In the last few days, with the slow death of my Mac laptop and the return of my repaired Acer AspireOne, I've decided that I have few reasons to stay on the Mac platform. I'd love to switch completely to Ubuntu, but there's one big thing that keeps me on the Mac platform - iPod podcast sync and playback position storing. 
If you are listening to an hour long podcast and you stop half way through - your computer crashes, you decide that you want a spurt of music rather than talk, someone phones you, whatever - when you start playing again, it should start from where you stopped. There's a proposal for integrating this into AmaroK. It's definitely needed. As far as I can tell, the iPod is the only device that has this feature - everyone I've spoken to about other devices looks at me like I'm a nutcase rather than explains how their obviously-better-than-an-iPod player of the week has that feature. But it's not just the portable device having it that is important - it's the sync back and forth from device to desktop. GtkPod claims to sync this data from the iPod back to Linux, but the problem I see is that there's nothing that will do anything intelligent with the playback position data. 

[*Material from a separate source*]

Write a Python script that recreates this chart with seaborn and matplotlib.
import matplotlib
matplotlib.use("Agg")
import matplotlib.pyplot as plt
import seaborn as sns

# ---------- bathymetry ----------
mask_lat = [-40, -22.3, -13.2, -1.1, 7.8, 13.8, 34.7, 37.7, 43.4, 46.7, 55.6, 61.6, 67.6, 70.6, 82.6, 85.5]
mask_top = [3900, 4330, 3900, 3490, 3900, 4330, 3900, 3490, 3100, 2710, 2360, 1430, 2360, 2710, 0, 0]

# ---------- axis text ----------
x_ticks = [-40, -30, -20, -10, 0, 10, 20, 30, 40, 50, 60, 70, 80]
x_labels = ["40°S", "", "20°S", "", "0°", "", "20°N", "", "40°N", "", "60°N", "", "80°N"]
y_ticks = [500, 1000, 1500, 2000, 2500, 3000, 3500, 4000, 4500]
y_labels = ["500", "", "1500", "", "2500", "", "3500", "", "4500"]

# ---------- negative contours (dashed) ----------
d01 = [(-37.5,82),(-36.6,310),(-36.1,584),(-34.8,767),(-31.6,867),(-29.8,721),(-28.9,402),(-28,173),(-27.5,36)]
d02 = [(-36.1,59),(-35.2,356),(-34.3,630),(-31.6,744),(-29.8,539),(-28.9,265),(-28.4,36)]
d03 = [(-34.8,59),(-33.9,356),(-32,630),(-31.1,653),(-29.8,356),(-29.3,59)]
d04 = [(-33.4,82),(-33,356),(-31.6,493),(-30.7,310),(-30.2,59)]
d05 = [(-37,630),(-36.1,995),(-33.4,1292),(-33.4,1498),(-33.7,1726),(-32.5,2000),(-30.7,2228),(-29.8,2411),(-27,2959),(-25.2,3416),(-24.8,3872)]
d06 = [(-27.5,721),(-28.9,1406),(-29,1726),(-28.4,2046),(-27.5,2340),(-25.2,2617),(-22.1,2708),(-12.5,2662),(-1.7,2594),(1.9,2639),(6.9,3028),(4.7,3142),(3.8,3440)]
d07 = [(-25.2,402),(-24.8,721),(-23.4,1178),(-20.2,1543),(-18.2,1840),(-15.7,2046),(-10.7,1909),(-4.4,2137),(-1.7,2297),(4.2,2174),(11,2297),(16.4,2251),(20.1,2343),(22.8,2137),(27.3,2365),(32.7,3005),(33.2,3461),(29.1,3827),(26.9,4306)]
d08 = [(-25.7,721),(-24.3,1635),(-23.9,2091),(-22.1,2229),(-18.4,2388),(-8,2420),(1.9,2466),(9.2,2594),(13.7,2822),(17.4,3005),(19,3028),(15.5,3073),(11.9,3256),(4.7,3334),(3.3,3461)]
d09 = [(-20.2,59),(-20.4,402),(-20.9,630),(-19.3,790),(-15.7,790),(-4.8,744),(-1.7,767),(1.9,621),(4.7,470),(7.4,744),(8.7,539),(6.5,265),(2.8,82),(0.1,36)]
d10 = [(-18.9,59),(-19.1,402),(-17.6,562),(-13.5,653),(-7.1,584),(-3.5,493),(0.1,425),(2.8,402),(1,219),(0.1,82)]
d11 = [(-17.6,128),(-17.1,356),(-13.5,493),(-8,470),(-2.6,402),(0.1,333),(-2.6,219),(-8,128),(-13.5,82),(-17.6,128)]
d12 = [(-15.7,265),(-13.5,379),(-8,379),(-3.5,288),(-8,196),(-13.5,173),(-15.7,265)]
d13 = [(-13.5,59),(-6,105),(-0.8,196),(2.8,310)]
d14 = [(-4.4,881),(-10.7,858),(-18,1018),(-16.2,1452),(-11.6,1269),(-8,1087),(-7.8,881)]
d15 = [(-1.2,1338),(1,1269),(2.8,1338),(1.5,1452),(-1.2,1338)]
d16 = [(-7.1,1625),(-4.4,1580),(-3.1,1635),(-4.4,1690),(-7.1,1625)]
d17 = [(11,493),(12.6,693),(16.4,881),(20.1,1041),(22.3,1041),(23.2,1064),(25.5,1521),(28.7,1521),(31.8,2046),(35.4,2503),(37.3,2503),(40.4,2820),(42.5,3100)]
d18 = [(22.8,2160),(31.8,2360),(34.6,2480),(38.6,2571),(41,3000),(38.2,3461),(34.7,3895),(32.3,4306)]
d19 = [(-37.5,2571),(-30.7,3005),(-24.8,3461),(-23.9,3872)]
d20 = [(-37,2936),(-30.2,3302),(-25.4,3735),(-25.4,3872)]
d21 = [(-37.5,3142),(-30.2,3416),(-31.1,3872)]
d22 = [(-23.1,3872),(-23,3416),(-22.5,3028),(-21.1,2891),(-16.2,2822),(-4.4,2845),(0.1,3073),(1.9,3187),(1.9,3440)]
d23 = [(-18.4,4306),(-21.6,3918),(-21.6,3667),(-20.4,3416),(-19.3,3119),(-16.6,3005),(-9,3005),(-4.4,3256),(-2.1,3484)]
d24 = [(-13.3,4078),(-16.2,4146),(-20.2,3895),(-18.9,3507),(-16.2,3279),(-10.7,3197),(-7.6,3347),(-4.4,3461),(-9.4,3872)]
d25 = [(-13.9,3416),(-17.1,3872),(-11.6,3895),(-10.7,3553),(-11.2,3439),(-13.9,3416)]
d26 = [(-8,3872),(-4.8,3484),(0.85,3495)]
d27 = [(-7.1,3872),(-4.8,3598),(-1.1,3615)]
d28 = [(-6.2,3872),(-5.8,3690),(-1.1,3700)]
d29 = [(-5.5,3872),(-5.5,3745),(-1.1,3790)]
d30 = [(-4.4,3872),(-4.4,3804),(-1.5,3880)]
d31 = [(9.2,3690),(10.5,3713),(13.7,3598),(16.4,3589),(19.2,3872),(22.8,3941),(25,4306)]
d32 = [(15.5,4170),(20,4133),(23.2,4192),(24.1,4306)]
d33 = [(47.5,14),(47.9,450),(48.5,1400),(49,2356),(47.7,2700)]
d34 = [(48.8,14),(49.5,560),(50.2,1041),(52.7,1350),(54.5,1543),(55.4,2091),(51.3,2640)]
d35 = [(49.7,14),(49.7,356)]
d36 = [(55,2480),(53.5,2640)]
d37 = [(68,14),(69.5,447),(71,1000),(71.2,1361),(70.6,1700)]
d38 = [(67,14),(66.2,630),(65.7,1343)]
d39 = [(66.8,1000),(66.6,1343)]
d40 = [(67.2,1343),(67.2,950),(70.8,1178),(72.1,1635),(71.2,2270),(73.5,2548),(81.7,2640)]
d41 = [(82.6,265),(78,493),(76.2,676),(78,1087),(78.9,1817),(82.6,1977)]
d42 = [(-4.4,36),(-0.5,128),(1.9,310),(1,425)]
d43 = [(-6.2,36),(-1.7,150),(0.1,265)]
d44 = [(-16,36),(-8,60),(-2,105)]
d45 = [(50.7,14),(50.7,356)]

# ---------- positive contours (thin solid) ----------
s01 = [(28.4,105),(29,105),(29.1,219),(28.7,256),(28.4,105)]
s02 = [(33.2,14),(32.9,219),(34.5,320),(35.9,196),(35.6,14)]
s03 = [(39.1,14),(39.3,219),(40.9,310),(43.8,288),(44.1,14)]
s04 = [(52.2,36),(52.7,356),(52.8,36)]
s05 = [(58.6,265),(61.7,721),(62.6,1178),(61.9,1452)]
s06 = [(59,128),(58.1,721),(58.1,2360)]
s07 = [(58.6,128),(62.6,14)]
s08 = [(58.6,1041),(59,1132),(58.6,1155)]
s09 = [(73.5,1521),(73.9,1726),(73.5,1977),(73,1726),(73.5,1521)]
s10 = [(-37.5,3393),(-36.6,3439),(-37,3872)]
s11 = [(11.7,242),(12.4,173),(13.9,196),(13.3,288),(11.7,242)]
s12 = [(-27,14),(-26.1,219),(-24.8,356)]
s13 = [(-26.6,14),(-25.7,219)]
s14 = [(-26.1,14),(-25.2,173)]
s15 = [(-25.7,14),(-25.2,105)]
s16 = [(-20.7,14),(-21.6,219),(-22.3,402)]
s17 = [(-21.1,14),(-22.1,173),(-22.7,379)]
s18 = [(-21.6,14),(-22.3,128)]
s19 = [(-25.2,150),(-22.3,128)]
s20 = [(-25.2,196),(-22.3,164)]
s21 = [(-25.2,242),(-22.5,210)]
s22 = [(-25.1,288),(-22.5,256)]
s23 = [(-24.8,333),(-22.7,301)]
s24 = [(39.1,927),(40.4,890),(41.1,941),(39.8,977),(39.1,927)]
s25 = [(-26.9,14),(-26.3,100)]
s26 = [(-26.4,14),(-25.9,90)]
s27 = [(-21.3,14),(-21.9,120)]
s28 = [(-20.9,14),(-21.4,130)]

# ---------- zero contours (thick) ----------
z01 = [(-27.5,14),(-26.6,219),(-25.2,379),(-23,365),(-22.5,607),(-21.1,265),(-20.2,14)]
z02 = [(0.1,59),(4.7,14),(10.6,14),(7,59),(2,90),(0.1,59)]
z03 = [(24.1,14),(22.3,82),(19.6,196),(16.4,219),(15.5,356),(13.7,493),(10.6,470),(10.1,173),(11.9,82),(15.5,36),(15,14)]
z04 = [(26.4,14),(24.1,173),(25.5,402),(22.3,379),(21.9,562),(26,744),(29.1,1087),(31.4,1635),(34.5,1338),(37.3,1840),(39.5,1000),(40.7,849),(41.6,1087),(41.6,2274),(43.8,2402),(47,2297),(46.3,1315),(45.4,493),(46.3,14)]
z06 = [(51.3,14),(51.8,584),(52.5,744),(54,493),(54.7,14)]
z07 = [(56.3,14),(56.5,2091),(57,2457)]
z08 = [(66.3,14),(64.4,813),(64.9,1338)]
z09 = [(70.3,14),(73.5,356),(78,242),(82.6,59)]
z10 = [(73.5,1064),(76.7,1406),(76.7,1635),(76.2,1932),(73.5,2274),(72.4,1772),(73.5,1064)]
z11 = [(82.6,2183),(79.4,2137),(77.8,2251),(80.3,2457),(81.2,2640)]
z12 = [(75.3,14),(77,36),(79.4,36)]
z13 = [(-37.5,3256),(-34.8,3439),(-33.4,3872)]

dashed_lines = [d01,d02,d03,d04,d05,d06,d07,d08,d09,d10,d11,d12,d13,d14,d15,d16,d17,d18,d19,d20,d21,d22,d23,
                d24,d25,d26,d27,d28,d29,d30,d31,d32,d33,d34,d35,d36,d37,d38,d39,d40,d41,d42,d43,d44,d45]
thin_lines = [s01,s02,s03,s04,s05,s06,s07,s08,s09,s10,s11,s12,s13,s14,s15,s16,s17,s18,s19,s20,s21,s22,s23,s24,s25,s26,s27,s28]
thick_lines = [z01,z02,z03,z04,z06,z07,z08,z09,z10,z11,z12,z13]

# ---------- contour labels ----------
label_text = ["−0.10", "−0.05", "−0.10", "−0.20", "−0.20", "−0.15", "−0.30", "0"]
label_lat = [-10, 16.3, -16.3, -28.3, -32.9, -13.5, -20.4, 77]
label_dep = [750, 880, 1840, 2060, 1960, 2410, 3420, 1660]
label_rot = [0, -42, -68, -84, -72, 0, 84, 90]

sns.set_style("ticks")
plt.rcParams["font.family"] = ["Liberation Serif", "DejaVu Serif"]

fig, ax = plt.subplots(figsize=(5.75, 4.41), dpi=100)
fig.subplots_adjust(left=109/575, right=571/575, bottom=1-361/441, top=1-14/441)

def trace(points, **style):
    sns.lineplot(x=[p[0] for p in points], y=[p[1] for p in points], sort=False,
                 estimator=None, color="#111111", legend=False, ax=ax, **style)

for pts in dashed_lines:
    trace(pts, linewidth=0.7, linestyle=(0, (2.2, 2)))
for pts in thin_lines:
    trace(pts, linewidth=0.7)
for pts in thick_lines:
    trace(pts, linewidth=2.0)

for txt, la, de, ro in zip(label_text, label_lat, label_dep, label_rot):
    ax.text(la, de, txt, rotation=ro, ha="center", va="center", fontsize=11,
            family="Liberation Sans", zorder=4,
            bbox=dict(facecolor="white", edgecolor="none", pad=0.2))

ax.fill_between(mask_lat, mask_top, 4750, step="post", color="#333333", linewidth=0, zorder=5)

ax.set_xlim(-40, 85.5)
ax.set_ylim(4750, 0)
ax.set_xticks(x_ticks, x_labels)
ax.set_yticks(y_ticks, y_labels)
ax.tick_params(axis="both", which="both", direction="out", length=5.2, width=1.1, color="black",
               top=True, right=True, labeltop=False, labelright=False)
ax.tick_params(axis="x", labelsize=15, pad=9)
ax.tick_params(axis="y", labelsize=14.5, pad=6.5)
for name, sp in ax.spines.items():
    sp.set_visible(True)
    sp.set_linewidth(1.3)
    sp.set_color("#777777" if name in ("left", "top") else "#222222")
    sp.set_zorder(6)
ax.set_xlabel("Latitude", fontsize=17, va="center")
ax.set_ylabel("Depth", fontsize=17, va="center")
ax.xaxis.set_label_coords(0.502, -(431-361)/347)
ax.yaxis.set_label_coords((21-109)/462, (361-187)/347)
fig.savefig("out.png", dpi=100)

This is my particular deal breaker. There's about five things that keep me tied to operating systems other than Linux, and this is a major one. I desperately want it resolved. 
Until it is, I've built a little Ruby script that gives you a sample implementation of how it could work. It's built on top of mpg123 (mpg321 is there for GPL purists). What it does is pretty simple: it runs an mpg123 instance, waits until it terminates, grabs the timer from the STDERR, pokes it into a YAML file. It's not tremendously quick - I thought about writing it on top of SQLite, but I frankly couldn't be bothered to faff around with SQL queries and the like. You won't notice any speed problems when you have more than a few hundred entries in the YAML file. If, for some strange reason, you felt that this is a problem, you can always swap out the storage as YAML, use something even simpler (CSV, say) and call grep to extract the line you are interested in. You can see the script on Gist. Installation is pretty obvious: install the ruby-mp3info gem, copy the script somewhere, chmod it and run it with an MP3 file as the first argument. I might get it to start reading M3U files, XSPFs and so on. Or I might not. Consider it GPL licensed. 
Why write this script? One of the reasons I built it was because it might help scratch someone else's need, and lower the barrier to having one of the big audio playing apps on Linux adopt it, bootstrapping them into implementing this key feature. It's useful enough to solve my problem. It's annoying enough to prompt someone into doing it better. Just like the original iPodder (now Juice).